Литвинов (поспешно). Да позвольте, позвольте, я предпочитаю беседу с Вами…
Генерал осанисто переодевается во второй китель и головной убор.
Потугин (перебивает). Очень Вам благодарен, но я уже так-таки многонько беседовал с вами, то есть, собственно, говорил я один, а вы, вероятно, сами по себе заметили, что человеку всегда как-то совестно и неловко становится, когда он много наговорит – один. Особенно так, с первого раза: вот, мол, я каков, посмотри! До приятного свиданья… А я, повторяю, очень рад моему знакомству с вами. (Раскланивается и исчезает из окна.)
Генерал (во втором кителе). Когда некоторое, так сказать, омрачение овладевает даже высшими умами, мы должны указывать – с покорностью указывать (протягивает палец), – указывать перстом гражданина на бездну, куда все стремится. Мы должны предостерегать; мы должны говорить с почтительною твердостию: "Воротитесь, воротитесь назад…" Вот что мы должны говорить. Совсем; совсем назад, дражайший. Чем дальше назад, тем лучше. (Вежливо взглядывает на Литвинова.)
Литвинов. Уж, не до семибоярщины ли нам вернуться, ваше превосходительство?
Генерал. А хоть бы и так! Я выражаю свое мнение не обинуясь; надо переделать… да… переделать всё сделанное.
Литвинов. И Манифест об отмене крепостного права?
Генерал. И Манифест – насколько это возможно. Быть или не быть патриотом. A воля? – скажут мне. Вы думаете, сладка народу эта воля? Спросите-ка его…
Литвинов. Попытайтесь, попытайтесь отнять у него эту волю…

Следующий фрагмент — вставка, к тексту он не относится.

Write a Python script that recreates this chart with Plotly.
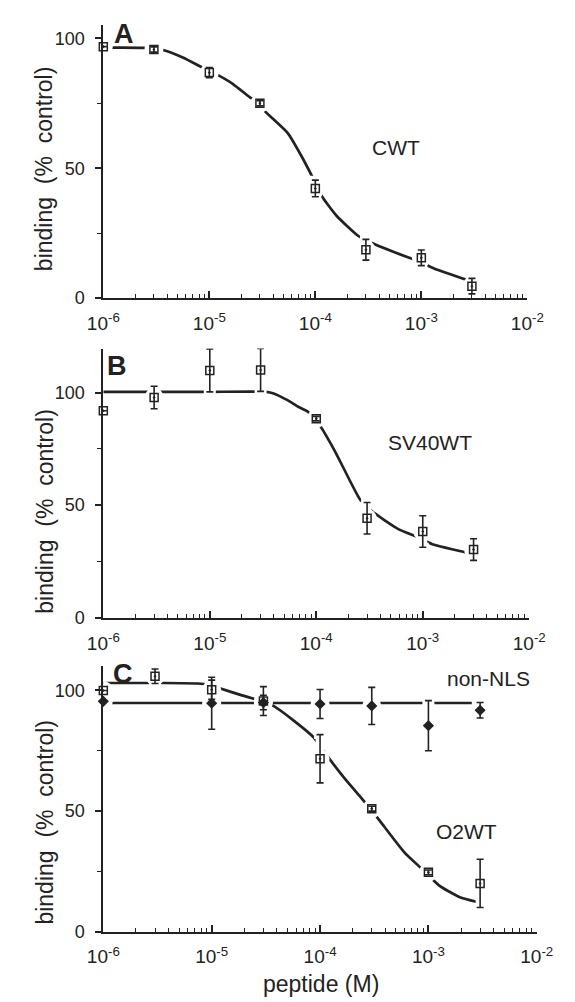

Генерал (изнеженным, почти расслабленным голосом). Я сейчас сказал, что надобно совсем, назад вернуться. Поймите меня. Я не враг так называемого прогресса; но все эти университеты да семинария там, да народные училища, эти студенты, поповичи, разночинцы, вся эта мелюзга, все эти подонки, мелкие собственники, хуже пролетариата, вот что меня пугает… вот где нужно остановиться… и остановить. (Ласково взглядывает на Литвинова.) Да-с, нужно остановиться. Не забудьте, ведь у нас никто ничего не требует, не просит. Самоуправление, например,– разве кто его просит? Вы его разве просите? Или ты? или ты? или вы, mesdames? Вы уж и так не только самими собою, всеми нами управляете. (Лицо генерала оживилось забавною усмешкой.) Друзья мои любезные, зачем же зайцем-то забегать? Демократия вам рада, она кадит вам, она готова служить вашим целям… да ведь это меч обоюдоострый. Уж лучше по-старому, по-прежнему… верней гораздо. Не позволяйте умничать черни, да вверьтесь аристократии, в которой одной и есть сила… Право, лучше будет. А прогресс… я, собственно, ничего не имею против прогресса. Не давайте нам только адвокатов, да присяжных, да земских каких-то чиновников, да дисциплины, – дисциплины пуще всего не трогайте, а мосты, и набережные, и госпитали вы можете строить, и улиц отчего не освещать? (Генерал осанисто переодевается в третий китель и головной убор.)